Triangle of Fire & Active vs Passive Fire Protection
The ‘Combustion Triangle’ or ‘Fire Triangle’ is a simple model illustrating that in order for fire to exist, three elements are required – Oxygen, Heat and Fuel. It therefore means in order to prevent or extinguish a fire, removing any one of these components would do it.
When these three elements are combined at the right mixtures, a fire will naturally occur. However, a fire can be prevented from igniting or a fire that is already burning extinguished by removing any single one of these elements:
- Removing the fuel element
- Excluding the oxygen
- Removing the source of heat
PASSIVE FIRE PROTECTION
Passive Fire Protection attempts to contain fires and limit/slow their spread throughout a building, through use of devices such as fire resistant walls, doors and floors. Unlike with active fire protection, passive fire protection systems do not require turning on, or power, gas or water to operate. They are always ‘on’ (cannot be turned ‘off’) and are inherent to the structure of a building. In the event of a fire, passive fire protection systems can contain the spread of both fire and smoke.
ACTIVE FIRE PROTECTION
Active Fire Protection devices and systems are reactive and require a certain amount of motion and response in order to work.
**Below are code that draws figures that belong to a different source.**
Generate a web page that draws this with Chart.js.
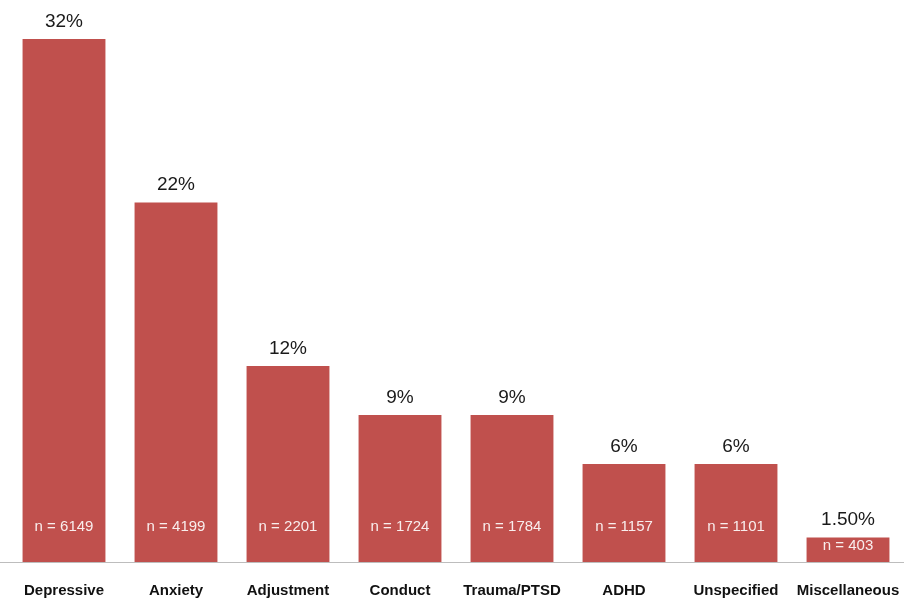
<!DOCTYPE html>
<html>
<head>
<meta charset="utf-8">
<script src="https://cdn.jsdelivr.net/npm/chart.js@4/dist/chart.umd.min.js"></script>
<style>
  html, body { margin: 0; padding: 0; background: #fff; overflow: hidden; }
  #wrap { width: 904px; height: 599px; }
</style>
</head>
<body>
<div id="wrap"><canvas id="myChart" width="904" height="599"></canvas></div>
<script>
const categories = ['Depressive', 'Anxiety', 'Adjustment', 'Conduct', 'Trauma/PTSD', 'ADHD', 'Unspecified', 'Miscellaneous'];
const percents = [32, 22, 12, 9, 9, 6, 6, 1.5];
const counts = [6149, 4199, 2201, 1724, 1784, 1157, 1101, 403];

function pctText(v) {
    return Number.isInteger(v) ? v + '%' : v.toFixed(2) + '%';
}

// percent above each bar, n = count inside near the base
const barLabels = {
    id: 'barLabels',
    afterDatasetsDraw(chart) {
        const ctx = chart.ctx;
        const meta = chart.getDatasetMeta(0);
        const base = chart.chartArea.bottom;
        ctx.save();
        ctx.textAlign = 'center';
        meta.data.forEach((bar, i) => {
            ctx.fillStyle = '#1a1a1a';
            ctx.font = '19px "Liberation Sans", Arial, sans-serif';
            ctx.textBaseline = 'alphabetic';
            ctx.fillText(pctText(percents[i]), bar.x, bar.y - 12);

            ctx.fillStyle = 'rgba(255,255,255,0.9)';
            ctx.font = '15px "Liberation Sans", Arial, sans-serif';
            ctx.textBaseline = 'middle';
            const y = Math.max(base - 35, bar.y + 8);
            ctx.fillText('n = ' + counts[i], bar.x, y);
        });
        ctx.restore();
    }
};

// grey baseline running across the full width
const baseLine = {
    id: 'baseLine',
    beforeDatasetsDraw(chart) {
        const ctx = chart.ctx;
        const y = Math.round(chart.chartArea.bottom) + 0.5;
        ctx.save();
        ctx.strokeStyle = '#bdbdbd';
        ctx.lineWidth = 1;
        ctx.beginPath();
        ctx.moveTo(0, y);
        ctx.lineTo(chart.width, y);
        ctx.stroke();
        ctx.restore();
    }
};

const ctx = document.getElementById('myChart').getContext('2d');
new Chart(ctx, {
    type: 'bar',
    data: {
        labels: categories,
        datasets: [{
            data: percents,
            backgroundColor: '#c0504d',
            barPercentage: 1,
            categoryPercentage: 0.74
        }]
    },
    options: {
        responsive: false,
        animation: false,
        layout: { padding: { top: 39, left: 8, right: 0, bottom: 0 } },
        plugins: {
            legend: { display: false },
            tooltip: { enabled: false }
        },
        scales: {
            x: {
                grid: { display: false },
                border: { display: false },
                afterFit(scale) {
                    scale.height = 37;
                    scale.paddingLeft = 0;
                    scale.paddingRight = 0;
                },
                ticks: {
                    color: '#111',
                    padding: 12,
                    autoSkip: false,
                    maxRotation: 0,
                    font: { family: '"Liberation Sans", Arial, sans-serif', size: 15, weight: 'bold' }
                }
            },
            y: {
                display: false,
                min: 0,
                max: 32
            }
        }
    },
    plugins: [baseLine, barLabels]
});
</script>
</body>
</html>
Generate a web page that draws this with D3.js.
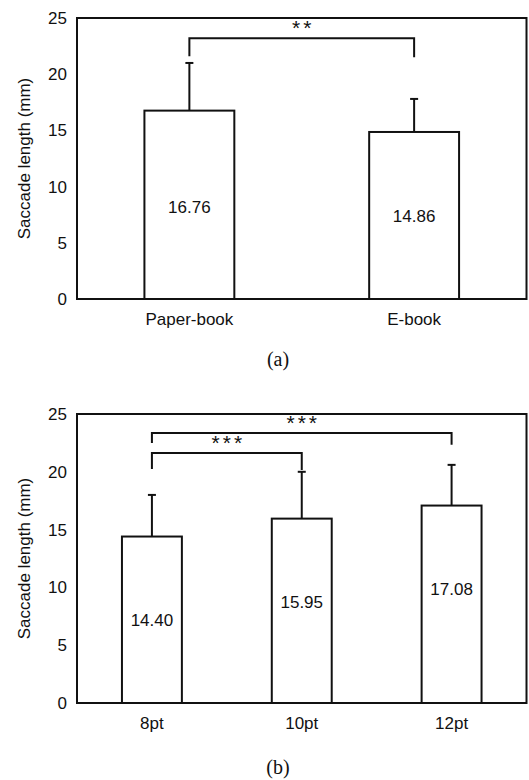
<!DOCTYPE html>
<html>
<head>
<meta charset="utf-8">
<script src="https://cdn.jsdelivr.net/npm/d3@7/dist/d3.min.js"></script>
<style>
  body { margin: 0; background: #fff; }
  text { font-family: "Liberation Sans", Arial, sans-serif; fill: #111; }
  .caption { font-family: "Liberation Serif", "Times New Roman", serif; }
</style>
</head>
<body>
<div class="container"></div>
<script>
// panel (a)
const catsA = ['Paper-book', 'E-book']
const meansA = [16.76, 14.86]
const sdA = [4.24, 2.94]
const sigA = [['Paper-book', 'E-book', '**']]

// panel (b)
const catsB = ['8pt', '10pt', '12pt']
const meansB = [14.40, 15.95, 17.08]
const sdB = [3.60, 4.05, 3.52]
const sigB = [['8pt', '12pt', '***'], ['8pt', '10pt', '***']]

const yTicks = [0, 5, 10, 15, 20, 25]
const yTitle = 'Saccade length (mm)'

const W = 529, H = 780

let svg = d3.select('.container')
	.append('svg')
	.attr('width', W)
	.attr('height', H)

function drawPanel(opt) {
	let x = d3.scaleBand()
		.domain(opt.cats)
		.range([77, 526.5])
		.paddingInner(0.6)
		.paddingOuter(0.3)

	let y = d3.scaleLinear()
		.domain([0, 25])
		.range([opt.bottom, opt.top])

	let g = svg.append('g')
	let cx = d => x(d) + x.bandwidth() / 2

	// bars
	g.selectAll('rect.bar')
		.data(opt.cats)
		.join('rect')
		.attr('class', 'bar')
		.attr('x', d => x(d))
		.attr('width', x.bandwidth())
		.attr('y', (d, i) => y(opt.means[i]))
		.attr('height', (d, i) => y(0) - y(opt.means[i]))
		.attr('fill', '#fff')
		.attr('stroke', '#111')
		.attr('stroke-width', 2)

	// error bars (upper only)
	opt.cats.forEach((c, i) => {
		let top = y(opt.means[i] + opt.sd[i])
		g.append('line')
			.attr('x1', cx(c)).attr('x2', cx(c))
			.attr('y1', y(opt.means[i])).attr('y2', top)
			.attr('stroke', '#111').attr('stroke-width', 2)
		g.append('line')
			.attr('x1', cx(c) - 4).attr('x2', cx(c) + 4)
			.attr('y1', top).attr('y2', top)
			.attr('stroke', '#111').attr('stroke-width', 2)
	})

	// value labels
	g.selectAll('text.val')
		.data(opt.cats)
		.join('text')
		.attr('class', 'val')
		.attr('x', d => cx(d))
		.attr('y', (d, i) => y(opt.labelY[i]))
		.attr('dy', '0.35em')
		.attr('text-anchor', 'middle')
		.style('font-size', '17px')
		.text((d, i) => d3.format('.2f')(opt.means[i]))

	// significance brackets
	opt.sig.forEach((s, k) => {
		let b = opt.brackets[k]
		let x1 = cx(s[0]), x2 = cx(s[1])
		g.append('path')
			.attr('d', `M${x1},${y(b[1])}V${y(b[0])}H${x2}V${y(b[2])}`)
			.attr('fill', 'none')
			.attr('stroke', '#111')
			.attr('stroke-width', 2)
		g.append('text')
			.attr('x', b[3] == null ? (x1 + x2) / 2 : x(b[3]) + x.bandwidth() / 2)
			.attr('y', y(b[0]) - 3)
			.attr('dx', 1.5)
			.attr('text-anchor', 'middle')
			.style('font-size', '21px')
			.style('letter-spacing', '3px')
			.text(s[2])
	})

	// y axis labels
	let ya = g.append('g')
		.attr('transform', `translate(77,0)`)
		.call(d3.axisLeft(y).tickValues(yTicks).tickSize(0).tickPadding(10))
	ya.select('.domain').remove()
	ya.selectAll('text').style('font-size', '17px').attr('fill', '#111')

	// x axis labels
	let xa = g.append('g')
		.attr('transform', `translate(0,${opt.bottom})`)
		.call(d3.axisBottom(x).tickSize(0).tickPadding(14))
	xa.select('.domain').remove()
	xa.selectAll('text').style('font-size', '17px').attr('fill', '#111')

	// frame
	g.append('rect')
		.attr('x', 77).attr('y', opt.top)
		.attr('width', 526.5 - 77).attr('height', opt.bottom - opt.top)
		.attr('fill', 'none')
		.attr('stroke', '#111')
		.attr('stroke-width', 2)

	g.append('text')
		.attr('transform', `translate(24,${(opt.top + opt.bottom) / 2}) rotate(-90)`)
		.attr('dy', '0.35em')
		.attr('text-anchor', 'middle')
		.style('font-size', '17px')
		.text(yTitle)

	g.append('text')
		.attr('class', 'caption')
		.attr('x', opt.capX)
		.attr('y', opt.capY)
		.attr('text-anchor', 'middle')
		.style('font-size', '20px')
		.text(opt.caption)
}

drawPanel({
	cats: catsA, means: meansA, sd: sdA, sig: sigA,
	top: 18, bottom: 299,
	labelY: [8.14, 7.37],
	// [bar level, left leg end, right leg end, star anchor]
	brackets: [[23.2, 21.6, 21.5, null]],
	caption: '(a)', capX: 278, capY: 366
})

drawPanel({
	cats: catsB, means: meansB, sd: sdB, sig: sigB,
	top: 414, bottom: 703,
	labelY: [7.2, 8.74, 9.9],
	brackets: [[23.35, 22.5, 22.35, '10pt'], [21.63, 20.25, 20.15, null]],
	caption: '(b)', capX: 278, capY: 774
})
</script>
</body>
</html>
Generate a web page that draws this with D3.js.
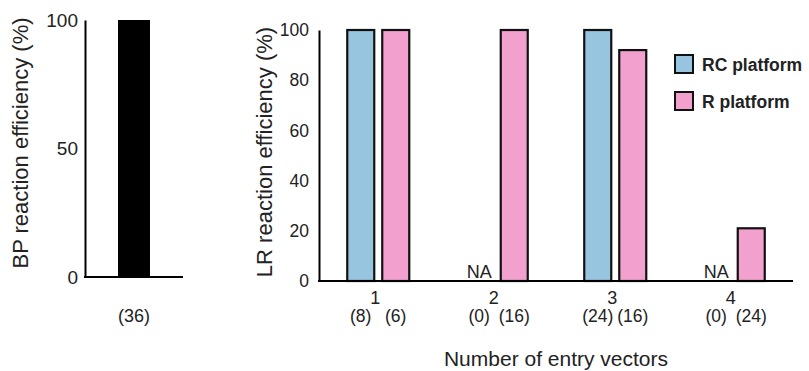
<!DOCTYPE html>
<html>
<head>
<meta charset="utf-8">
<script src="https://cdn.jsdelivr.net/npm/d3@7"></script>
<style>
  html, body { margin: 0; padding: 0; background: #fff; }
  svg { display: block; font-family: "Liberation Sans", Arial, sans-serif; }
</style>
</head>
<body>
<svg id="chart" width="809" height="371"></svg>
<script>
// ---- data ----
const bpCategories = ["BP"];
const bpValues = [100];
const bpCounts = ["(36)"];
const bpTicks = [0, 50, 100];

const lrCategories = ["1", "2", "3", "4"];
const seriesNames = ["RC platform", "R platform"];
const rcValues = [100, null, 100, null];
const rValues = [100, 100, 92, 21];
const rcCounts = ["(8)", "(0)", "(24)", "(0)"];
const rCounts = ["(6)", "(16)", "(16)", "(24)"];
const lrTicks = [0, 20, 40, 60, 80, 100];
const colors = ["#97c5df", "#f2a1cf"];

const FONT = "Liberation Sans, Arial, sans-serif";
const svg = d3.select("#chart");

// ---- left panel (BP) ----
const yL = d3.scaleLinear().domain([0, 100]).range([277, 20]);
const xL = d3.scaleBand().domain(bpCategories).range([85, 183]).paddingInner(0.508).paddingOuter(0.508);
const left = svg.append("g");

left.selectAll("rect.bp").data(bpValues).join("rect")
  .attr("x", (d, i) => xL(bpCategories[i]))
  .attr("width", xL.bandwidth())
  .attr("y", d => yL(d))
  .attr("height", d => yL(0) - yL(d))
  .attr("fill", "#000");

const yAxisL = d3.axisLeft(yL).tickValues(bpTicks).tickSize(0).tickPadding(7);
const gyL = left.append("g").attr("transform", "translate(85,0)").call(yAxisL);
gyL.select(".domain").attr("stroke", "#000").attr("stroke-width", 2);
gyL.selectAll("text").attr("font-size", 19).attr("fill", "#222").attr("font-family", FONT);

left.append("line").attr("x1", 84).attr("x2", 183).attr("y1", yL(0)).attr("y2", yL(0))
  .attr("stroke", "#000").attr("stroke-width", 2);

left.selectAll("text.cnt").data(bpCounts).join("text")
  .attr("class", "cnt")
  .attr("x", (d, i) => xL(bpCategories[i]) + xL.bandwidth() / 2)
  .attr("y", 322)
  .attr("text-anchor", "middle").attr("font-size", 18).attr("fill", "#222")
  .text(d => d);

left.append("text")
  .attr("transform", "translate(28,143) rotate(-90)")
  .attr("text-anchor", "middle").attr("font-size", 22).attr("fill", "#222")
  .text("BP reaction efficiency (%)");

// ---- right panel (LR) ----
const yR = d3.scaleLinear().domain([0, 100]).range([281, 30]);
const x0 = d3.scaleBand().domain(lrCategories).range([319, 793]).padding(0);
const x1 = d3.scaleBand().domain(seriesNames).range([0, x0.bandwidth()]).paddingInner(0.2286).paddingOuter(0.807);
const right = svg.append("g");

const rows = lrCategories.map((c, i) => ({
  cat: c,
  vals: [
    { s: seriesNames[0], v: rcValues[i], n: rcCounts[i], c: colors[0] },
    { s: seriesNames[1], v: rValues[i], n: rCounts[i], c: colors[1] }
  ]
}));

const groups = right.selectAll("g.grp").data(rows).join("g")
  .attr("class", "grp")
  .attr("transform", d => `translate(${x0(d.cat)},0)`);

groups.selectAll("rect").data(d => d.vals.filter(v => v.v !== null)).join("rect")
  .attr("x", d => x1(d.s))
  .attr("width", x1.bandwidth())
  .attr("y", d => yR(d.v))
  .attr("height", d => yR(0) - yR(d.v))
  .attr("fill", d => d.c)
  .attr("stroke", "#111").attr("stroke-width", 2.2);

groups.selectAll("text.na").data(d => d.vals.filter(v => v.v === null)).join("text")
  .attr("class", "na")
  .attr("x", d => x1(d.s) + x1.bandwidth() / 2)
  .attr("y", 278)
  .attr("text-anchor", "middle").attr("font-size", 18).attr("fill", "#222")
  .text("NA");

groups.selectAll("text.cnt").data(d => d.vals).join("text")
  .attr("class", "cnt")
  .attr("x", d => x1(d.s) + x1.bandwidth() / 2)
  .attr("y", 322)
  .attr("text-anchor", "middle").attr("font-size", 17.5).attr("fill", "#222")
  .text(d => d.n);

const yAxisR = d3.axisLeft(yR).tickValues(lrTicks).tickSize(0).tickPadding(10);
const gyR = right.append("g").attr("transform", "translate(319,0)").call(yAxisR);
gyR.select(".domain").attr("stroke", "#000").attr("stroke-width", 2);
gyR.selectAll("text").attr("font-size", 17.5).attr("fill", "#222").attr("font-family", FONT);

const xAxisR = d3.axisBottom(x0).tickSize(0).tickPadding(10);
const gxR = right.append("g").attr("transform", `translate(0,${yR(0)})`).call(xAxisR);
gxR.select(".domain").remove();
gxR.selectAll("text").attr("font-size", 18).attr("fill", "#222").attr("font-family", FONT)
  .attr("dx", -3);
right.append("line").attr("x1", 318).attr("x2", 793).attr("y1", yR(0)).attr("y2", yR(0))
  .attr("stroke", "#000").attr("stroke-width", 2);

right.append("text")
  .attr("transform", "translate(272,152) rotate(-90)")
  .attr("text-anchor", "middle").attr("font-size", 22).attr("fill", "#222")
  .text("LR reaction efficiency (%)");

right.append("text")
  .attr("x", 556).attr("y", 366)
  .attr("text-anchor", "middle").attr("font-size", 21).attr("fill", "#222")
  .text("Number of entry vectors");

// legend
const legend = right.selectAll("g.leg").data(seriesNames).join("g")
  .attr("class", "leg")
  .attr("transform", (d, i) => `translate(675,${55 + i * 37})`);
legend.append("rect").attr("width", 18).attr("height", 18)
  .attr("fill", (d, i) => colors[i]).attr("stroke", "#111").attr("stroke-width", 2);
legend.append("text").attr("x", 27).attr("y", 16)
  .attr("font-size", 17.5).attr("font-weight", "bold").attr("fill", "#222")
  .text(d => d);
</script>
</body>
</html>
This type of fire protection is installed additionally to the structure of a building. There are two types of active fire protection:
- Fire Suppressants – These devices and systems are used to control or extinguish a fire that has already ignited. Examples of active fire suppressants include fire extinguishers, sprinkler systems and gaseous cleaning agents.
- Fire Detectors – These devices and systems detect the existence of a fire by locating the smoke, flame or heat, and an audible alarm is sounded to alert people to evacuate the building.